I want a new data.table which has only three columns: index
, V
, where V
contains all of the non-NA V1
, V2
, V3
... columns appended together, and Vsource
which shows the "paragraph number".
This is easily done with:
newdat = rbind(
paras[,c('V', 'Vsource') := .(V1, 1)][!is.na(V),.(V,index, Vsource)],
paras[,c('V', 'Vsource') := .(V2, 2)][!is.na(V),.(V,index, Vsource)],
paras[,c('V', 'Vsource') := .(V3, 3)][!is.na(V),.(V,index, Vsource)],
paras[,c('V', 'Vsource') := .(V4, 4)][!is.na(V),.(V,index, Vsource)],
paras[,c('V', 'Vsource') := .(V5, 5)][!is.na(V),.(V,index, Vsource)]
)
But the above is a really ugly way of doing this, and also requires me to hardcode the number of V variables. I would like a version which will work however many paragraphs are in longstring
. I'm an R beginner and in my usual software (Stata) I could easily do this with a loop.
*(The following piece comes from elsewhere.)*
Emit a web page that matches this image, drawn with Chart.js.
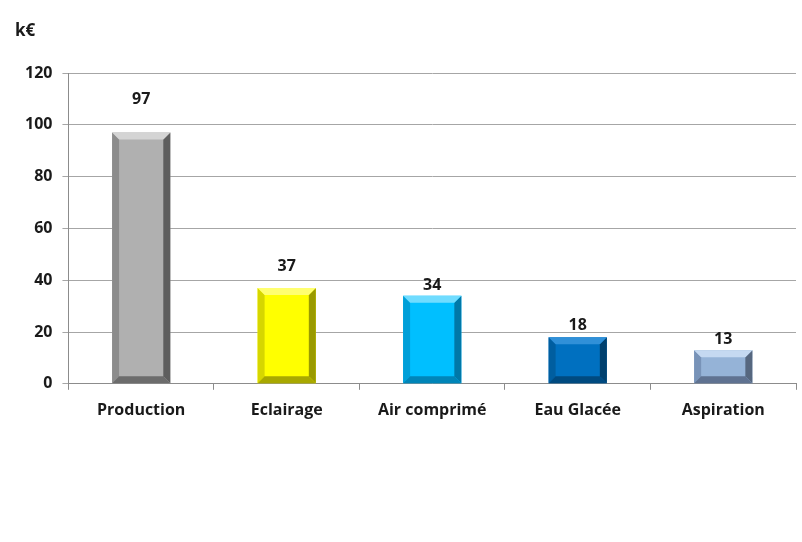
<!DOCTYPE html>
<html>
<head>
<meta charset="utf-8">
<script src="https://cdn.jsdelivr.net/npm/chart.js"></script>
<style>
  html, body { margin: 0; padding: 0; background: #ffffff; }
  #wrap { width: 802px; height: 542px; position: relative; }
</style>
</head>
<body>
<div id="wrap"><canvas id="c" width="802" height="542"></canvas></div>
<script>
// ---- Data ----
const categories = ['Production', 'Eclairage', 'Air comprimé', 'Eau Glacée', 'Aspiration'];
const values = [97, 37, 34, 18, 13];
const yTicks = [0, 20, 40, 60, 80, 100, 120];
const unitLabel = 'k€';

// ---- Styles (face, top, left, right, bottom) ----
const faceColors   = ['#b0b0b0', '#ffff00', '#00bfff', '#0070c0', '#95b3d7'];
const topColors    = ['#d4d4d4', '#ffff70', '#70dcff', '#3090d8', '#c5d9f1'];
const leftColors   = ['#8c8c8c', '#d6d600', '#009fd8', '#005ea0', '#7893b8'];
const rightColors  = ['#5e5e5e', '#9a9a00', '#0078a8', '#00406e', '#56677f'];
const bottomColors = ['#6c6c6c', '#a8a800', '#0085b8', '#004a80', '#5f7291'];
const labelLift    = [33, 22, 10, 12, 11];

const FONT = '"Open Sans", "Liberation Sans", sans-serif';

const bevelPlugin = {
  id: 'bevel',
  afterDatasetsDraw(chart) {
    const ctx = chart.ctx;
    const meta = chart.getDatasetMeta(0);
    meta.data.forEach((bar, i) => {
      const L = bar.x - bar.width / 2, R = bar.x + bar.width / 2;
      const T = Math.min(bar.y, bar.base), B = Math.max(bar.y, bar.base);
      const b = Math.min(7, (B - T) / 3);
      const poly = (pts, col) => {
        ctx.beginPath();
        ctx.moveTo(pts[0][0], pts[0][1]);
        for (let k = 1; k < pts.length; k++) ctx.lineTo(pts[k][0], pts[k][1]);
        ctx.closePath();
        ctx.fillStyle = col;
        ctx.fill();
      };
      ctx.save();
      poly([[L, T], [L + b, T + b], [L + b, B - b], [L, B]], leftColors[i]);
      poly([[R, T], [R, B], [R - b, B - b], [R - b, T + b]], rightColors[i]);
      poly([[L, B], [R, B], [R - b, B - b], [L + b, B - b]], bottomColors[i]);
      poly([[L, T], [R, T], [R - b, T + b], [L + b, T + b]], topColors[i]);
      // value label
      ctx.fillStyle = '#1a1a1a';
      ctx.font = 'bold 16px ' + FONT;
      ctx.textAlign = 'center';
      ctx.textBaseline = 'middle';
      ctx.fillText(String(values[i]), bar.x, T - labelLift[i]);
      ctx.restore();
    });
  }
};

const unitPlugin = {
  id: 'unit',
  afterDraw(chart) {
    const ctx = chart.ctx;
    ctx.save();
    ctx.fillStyle = '#1a1a1a';
    ctx.font = 'bold 17px ' + FONT;
    ctx.textAlign = 'left';
    ctx.textBaseline = 'middle';
    ctx.fillText(unitLabel, 15, 31);
    ctx.restore();
  }
};

new Chart(document.getElementById('c'), {
  type: 'bar',
  data: {
    labels: categories,
    datasets: [{
      data: values,
      backgroundColor: faceColors,
      borderWidth: 0,
      categoryPercentage: 0.8,
      barPercentage: 0.5
    }]
  },
  options: {
    responsive: false,
    animation: false,
    devicePixelRatio: 1,
    layout: { padding: { top: 73, right: 6, bottom: 111, left: 15 } },
    plugins: {
      legend: { display: false },
      tooltip: { enabled: false },
      title: { display: false }
    },
    scales: {
      x: {
        grid: {
          offset: true,
          drawOnChartArea: false,
          drawTicks: true,
          tickLength: 6,
          color: '#8c8c8c'
        },
        border: { color: '#8c8c8c', width: 1 },
        ticks: {
          color: '#1a1a1a',
          font: { family: FONT, size: 16, weight: 'bold' },
          padding: 11
        }
      },
      y: {
        min: 0,
        max: 120,
        afterBuildTicks(axis) { axis.ticks = yTicks.map(v => ({ value: v })); },
        grid: {
          color: '#a6a6a6',
          tickLength: 6,
          drawTicks: true
        },
        border: { color: '#8c8c8c', width: 1 },
        ticks: {
          color: '#1a1a1a',
          font: { family: FONT, size: 16, weight: 'bold' },
          padding: 10
        }
      }
    }
  },
  plugins: [bevelPlugin, unitPlugin]
});
</script>
</body>
</html>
But I can't get a loop to work for this problem in R, and anyway suspect there's some better vectorized way of doing, using something like lapply
with .SD
? But I'm still learning these methods.
PS: any good tutorials on using lapply
, sapply
, apply
etc with data.table would be much appreciated.
I think this is just a melt
. I'll demo with two simple sentences and split on " "
, I think it should project on your real data.
library(data.table)
DT <- data.table(longstring=c("this is a long sentence", "not as long"))
myregex <- " "
paras <- DT[, transpose(strsplit(longstring, myregex))][, index := .I]
paras
# V1 V2 V3 V4 V5 index
# <char> <char> <char> <char> <char> <int>
# 1: this is a long sentence 1
# 2: not as long <NA> <NA> 2
yourdat <- rbind(
copy(paras)[,c('V', 'Vsource') := .(V1, 1)][!is.na(V),.(V,index, Vsource)],
copy(paras)[,c('V', 'Vsource') := .(V2, 2)][!is.na(V),.(V,index, Vsource)],
copy(paras)[,c('V', 'Vsource') := .(V3, 3)][!is.na(V),.(V,index, Vsource)],
copy(paras)[,c('V', 'Vsource') := .(V4, 4)][!is.na(V),.(V,index, Vsource)],
copy(paras)[,c('V', 'Vsource') := .(V5, 5)][!is.na(V),.(V,index, Vsource)]
)
yourdat
# V index Vsource
# <char> <int> <num>
# 1: this 1 1
# 2: not 2 1
# 3: is 1 2
# 4: as 2 2
# 5: a 1 3
# 6: long 2 3
# 7: long 1 4
# 8: sentence 1 5
(Note that I used copy(paras)
here ... without it, the original paras
had V
and Vsource
columns appended, which would disrupt the melt
operation below.)
And the melt:
melt(paras, "index", variable.name = "Vsource", value.name = "V", na.rm =TRUE)
melted
# index Vsource V
# <int> <fctr> <char>
# 1: 1 V1 this
# 2: 2 V1 not
# 3: 1 V2 is
# 4: 2 V2 as
# 5: 1 V3 a
# 6: 2 V3 long
# 7: 1 V4 long
# 8: 1 V5 sentence
You just need to string-ify and remove the leading "V"
to get the same actual values.
melted[, Vsource := as.integer(sub("^V", "", as.character(Vsource)))]
melted
# index Vsource V
# <int> <int> <char>
# 1: 1 1 this
# 2: 2 1 not
# 3: 1 2 is
# 4: 2 2 as
# 5: 1 3 a
# 6: 2 3 long
# 7: 1 4 long
# 8: 1 5 sentence
(Assuming you really need an integer.)